» **WHAT YOU SHOULD DO**:
Leaving out all pictures, reproduce the entries below exactly, from the first line through the line that contains "from matplotlib.patches import PathPatch".

» **RECORDS TO PROCESS**:
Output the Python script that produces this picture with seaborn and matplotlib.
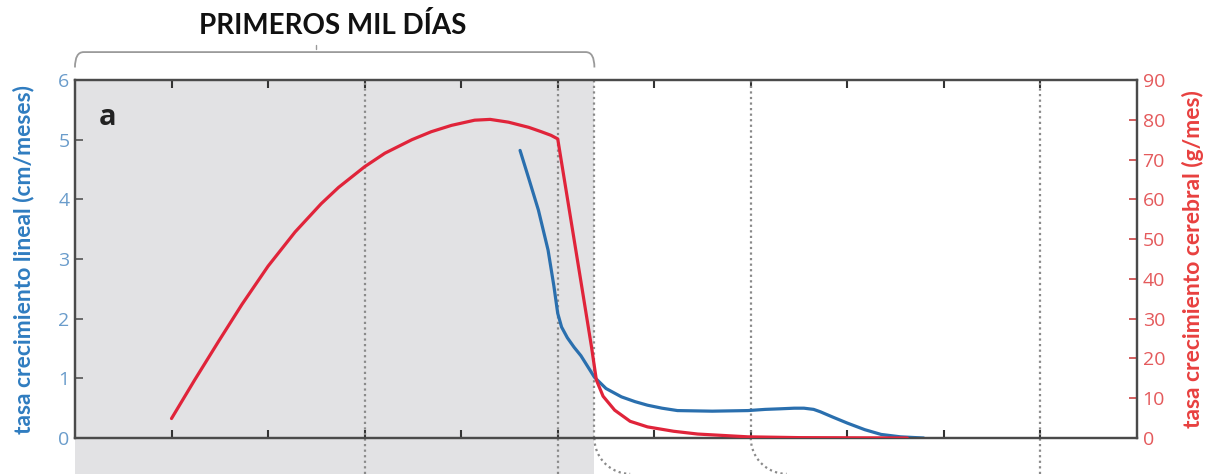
import numpy as np
import pandas as pd
import seaborn as sns
import matplotlib.pyplot as plt
from matplotlib.path import Path
from matplotlib.patches import PathPatch

### datos leidos de la figura
# tasa de crecimiento lineal (cm/meses), eje izquierdo
lineal_x = [4.61, 4.70, 4.80, 4.90, 4.96, 5.00, 5.04, 5.10, 5.17, 5.24, 5.31, 5.38, 5.50, 5.66, 5.80, 5.93, 6.08, 6.24, 6.60, 6.97, 7.15, 7.31, 7.45, 7.55, 7.65, 7.72, 7.85, 8.00, 8.18, 8.35, 8.55, 8.79]
lineal_y = [4.82, 4.35, 3.82, 3.15, 2.55, 2.09, 1.86, 1.68, 1.52, 1.38, 1.20, 1.02, 0.83, 0.69, 0.61, 0.55, 0.50, 0.46, 0.45, 0.46, 0.48, 0.49, 0.50, 0.50, 0.48, 0.44, 0.35, 0.25, 0.14, 0.06, 0.02, 0.00]

# tasa de crecimiento cerebral (g/mes), eje derecho
cerebral_x = [1.00, 1.24, 1.49, 1.73, 2.00, 2.28, 2.55, 2.73, 3.00, 3.21, 3.49, 3.69, 3.90, 4.14, 4.30, 4.49, 4.70, 4.83, 4.93, 5.00, 5.10, 5.24, 5.35, 5.40, 5.47, 5.59, 5.75, 5.93, 6.20, 6.45, 6.97, 7.50, 8.62]
cerebral_y = [4.9, 14.6, 24.4, 33.6, 43.2, 51.8, 58.9, 63.0, 68.2, 71.6, 75.0, 77.0, 78.6, 79.9, 80.1, 79.4, 78.1, 77.0, 76.1, 75.2, 60.3, 39.4, 22.9, 14.6, 10.5, 7.0, 4.2, 2.8, 1.7, 1.0, 0.3, 0.1, 0.0]

x_ticks = list(range(1, 11))
y_left_ticks = [0, 1, 2, 3, 4, 5, 6]
y_right_ticks = [0, 10, 20, 30, 40, 50, 60, 70, 80, 90]
lineas_punteadas = [3, 5, 5.38, 7, 10]
fin_mil_dias = 5.38

titulo = 'PRIMEROS MIL DÍAS'
label_izq = 'tasa crecimiento lineal (cm/meses)'
label_der = 'tasa crecimiento cerebral (g/mes)'

AZUL = '#2a6fae'
ROJO = '#e0243a'
GRIS = '#e2e2e4'
PUNTOS = '#8a8a8a'

sns.set_style('white')
plt.rcParams['font.family'] = ['Open Sans', 'DejaVu Sans']

fig = plt.figure(figsize=(12.05, 4.74), dpi=100)
ax = fig.add_axes([0.0622, 0.0759, 0.8814, 0.7553])
ax2 = ax.twinx()

lineal = pd.DataFrame({'x': lineal_x, 'y': lineal_y})
cerebral = pd.DataFrame({'x': cerebral_x, 'y': cerebral_y})

## zona gris de los primeros mil dias (sigue por debajo del eje)
ax.axvspan(0, fin_mil_dias, ymin=-0.1, ymax=1, color=GRIS, lw=0, clip_on=False, zorder=0)

for xv in lineas_punteadas:
    ymin = 0 if xv in (5.38, 7) else -0.1
    ax.axvline(xv, ymin=ymin, ymax=1, color=PUNTOS, ls=(0, (1, 1.5)), lw=1.6, clip_on=False, zorder=1)

## curvas punteadas bajo el eje
trans_px = ax.get_xaxis_transform()
for xv in (5.38, 7):
    t = np.linspace(0, np.pi / 2, 30)
    ax.plot(xv + 0.37 * (1 - np.cos(t)), -0.1 * np.sin(t), transform=trans_px,
            color=PUNTOS, ls=(0, (1, 1.5)), lw=1.6, clip_on=False)

sns.lineplot(data=lineal, x='x', y='y', ax=ax, color=AZUL, linewidth=2.3, zorder=3)
sns.lineplot(data=cerebral, x='x', y='y', ax=ax2, color=ROJO, linewidth=2.3, zorder=3)

ax.set_xlim(0, 11)
ax.set_ylim(0, 6)
ax2.set_ylim(0, 90)
ax.set_xticks(x_ticks)
ax.set_xticklabels([])
ax.set_yticks(y_left_ticks)
ax2.set_yticks(y_right_ticks)
ax.set_xlabel('')
ax2.set_xlabel('')
ax.set_ylabel(label_izq, color='#2f7cc0', fontsize=16.5, fontweight='bold', family=['Lato', 'DejaVu Sans'], labelpad=17)
ax2.set_ylabel(label_der, color='#e8403f', fontsize=16.5, fontweight='bold', family=['Lato', 'DejaVu Sans'], labelpad=12)

ax.tick_params(axis='x', direction='in', length=6, width=1.5, color='#333333', top=True, bottom=True)
ax.tick_params(axis='y', direction='in', length=6, width=1.2, color='#555555', labelcolor='#6a9ccb', labelsize=14, pad=4)
ax2.tick_params(axis='y', direction='in', length=6, width=1.2, color='#cc4444', labelcolor='#e45a5c', labelsize=14, pad=4)

for a in (ax, ax2):
    for s in a.spines.values():
        s.set_color('#4a4a4a')
        s.set_linewidth(1.6)
    a.grid(False)

ax.set_zorder(1)
ax2.set_zorder(2)
ax.patch.set_alpha(0)

ax.text(0.022, 0.935, 'a', transform=ax.transAxes, fontsize=21, fontweight='bold',
        family=['Open Sans', 'DejaVu Sans'], color='#222222', va='top', ha='left')

## llave superior
y_top = 1.078
y_fin = 1.035
dx = 0.09
verts = [(0, y_fin), (0, y_top), (dx, y_top), (fin_mil_dias - dx, y_top),
         (fin_mil_dias, y_top), (fin_mil_dias, y_fin)]
codes = [Path.MOVETO, Path.CURVE3, Path.CURVE3, Path.LINETO, Path.CURVE3, Path.CURVE3]
llave = PathPatch(Path(verts, codes), transform=trans_px, fill=False, edgecolor='#9a9a9a', lw=1.3, clip_on=False)
ax.add_patch(llave)
ax.plot([2.5, 2.5], [1.088, 1.098], transform=trans_px, color='#9a9a9a', lw=1.0, clip_on=False)

fig.text(333 / 1205, 1 - 25 / 474, titulo, ha='center', va='center', fontsize=20, fontweight='bold',
         family=['Lato', 'DejaVu Sans'], color='#111111')

plt.savefig('out.png', dpi=100)
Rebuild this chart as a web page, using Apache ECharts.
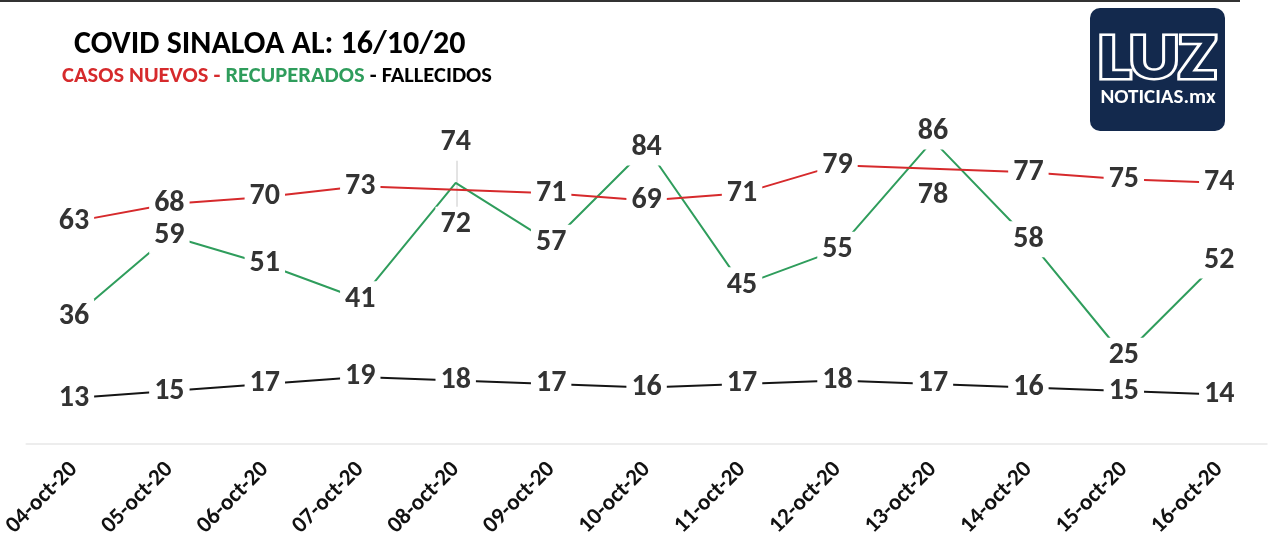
<!DOCTYPE html>
<html>
<head>
<meta charset="utf-8">
<script src="https://cdn.jsdelivr.net/npm/echarts@6/dist/echarts.min.js"></script>
<style>
html, body { margin: 0; padding: 0; background: #fff; }
#main { width: 1280px; height: 548px; }
</style>
</head>
<body>
<div id="main"></div>
<script>
var fechas = ['04-oct-20', '05-oct-20', '06-oct-20', '07-oct-20', '08-oct-20', '09-oct-20', '10-oct-20',
    '11-oct-20', '12-oct-20', '13-oct-20', '14-oct-20', '15-oct-20', '16-oct-20'];
var casosNuevos = [63, 68, 70, 73, 72, 71, 69, 71, 79, 78, 77, 75, 74];
var recuperados = [36, 59, 51, 41, 74, 57, 84, 45, 55, 86, 58, 25, 52];
var fallecidos = [13, 15, 17, 19, 18, 17, 16, 17, 18, 17, 16, 15, 14];

// labels moved off their point where two series meet
var corrCasos = { 4: 35, 9: 27 };
var corrRecup = { 4: -40, 9: -9 };

var ROJO = '#d62a2c';
var VERDE = '#2f9d5c';
var NEGRO = '#151515';
var fuente = 'Carlito, Lato, sans-serif';

function conEtiquetas(valores, corr) {
    return valores.map(function (v, i) {
        if (corr[i] === undefined) return v;
        return { value: v, label: { offset: [0, corr[i]] } };
    });
}

function lineaSerie(nombre, valores, color) {
    return {
        name: nombre,
        type: 'line',
        data: valores,
        symbol: 'none',
        z: 2,
        lineStyle: { color: color, width: 2 },
        itemStyle: { color: color }
    };
}

function etiquetas(valores, corr) {
    return {
        type: 'scatter',
        data: conEtiquetas(valores, corr),
        symbolSize: 0,
        z: 5,
        silent: true,
        itemStyle: { opacity: 1 },
        label: {
            show: true,
            position: 'inside',
            formatter: function (p) { return p.value; },
            color: '#333',
            fontFamily: fuente,
            fontWeight: 'bold',
            fontSize: 30,
            lineHeight: 30,
            backgroundColor: '#fff',
            padding: [3, 5]
        }
    };
}

var chart = echarts.init(document.getElementById('main'));
chart.setOption({
    animation: false,
    backgroundColor: '#fff',
    title: [{
        text: 'COVID SINALOA AL: 16/10/20',
        left: 69,
        top: 24,
        textStyle: { fontFamily: fuente, fontWeight: 'bold', fontSize: 32, color: '#000' }
    }, {
        text: '{r|CASOS NUEVOS - }{g|RECUPERADOS}{n| - FALLECIDOS}',
        left: 57,
        top: 60,
        textStyle: {
            rich: {
                r: { color: ROJO, fontFamily: fuente, fontWeight: 'bold', fontSize: 22.5 },
                g: { color: VERDE, fontFamily: fuente, fontWeight: 'bold', fontSize: 22.5 },
                n: { color: '#000', fontFamily: fuente, fontWeight: 'bold', fontSize: 22.5 }
            }
        }
    }],
    grid: { left: 25, right: 13, top: 91, bottom: 104 },
    xAxis: {
        type: 'category',
        data: fechas,
        boundaryGap: true,
        axisLine: { lineStyle: { color: '#e8e8e8', width: 1.5 } },
        axisTick: { show: false },
        axisLabel: {
            rotate: 45,
            margin: 22,
            color: '#111',
            fontFamily: fuente,
            fontWeight: 'bold',
            fontSize: 23
        }
    },
    yAxis: { type: 'value', min: 0, max: 100, show: false, splitLine: { show: false } },
    series: [
        lineaSerie('Fallecidos', fallecidos, NEGRO),
        lineaSerie('Recuperados', recuperados, VERDE),
        lineaSerie('Casos nuevos', casosNuevos, ROJO),
        etiquetas(fallecidos, {}),
        etiquetas(recuperados, corrRecup),
        etiquetas(casosNuevos, corrCasos)
    ],
    graphic: [
        { type: 'line', shape: { x1: 0, y1: 1, x2: 1240, y2: 1 }, style: { stroke: '#333', lineWidth: 2 } },
        { type: 'line', shape: { x1: 457, y1: 158, x2: 457, y2: 210 }, style: { stroke: '#c8c8c8', lineWidth: 1 }, z: 1 },
        { type: 'rect', shape: { x: 1090, y: 8, width: 135, height: 123, r: 10 }, style: { fill: '#13294d' } },
        {
            type: 'text', x: 1157, y: 62, scaleX: 1.2,
            style: {
                text: 'LUZ', fill: '#13294d', stroke: '#fff', lineWidth: 5,
                font: '900 64px ' + fuente, align: 'center', verticalAlign: 'middle'
            }
        },
        {
            type: 'text', x: 1158, y: 98,
            style: {
                text: 'NOTICIAS.mx', fill: '#fff',
                font: 'bold 21px ' + fuente, align: 'center', verticalAlign: 'middle'
            }
        }
    ]
});
</script>
</body>
</html>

» **CORRECT RESULT**:
Output the Python script that produces this picture with seaborn and matplotlib.
import numpy as np
import pandas as pd
import seaborn as sns
import matplotlib.pyplot as plt
from matplotlib.path import Path
from matplotlib.patches import PathPatch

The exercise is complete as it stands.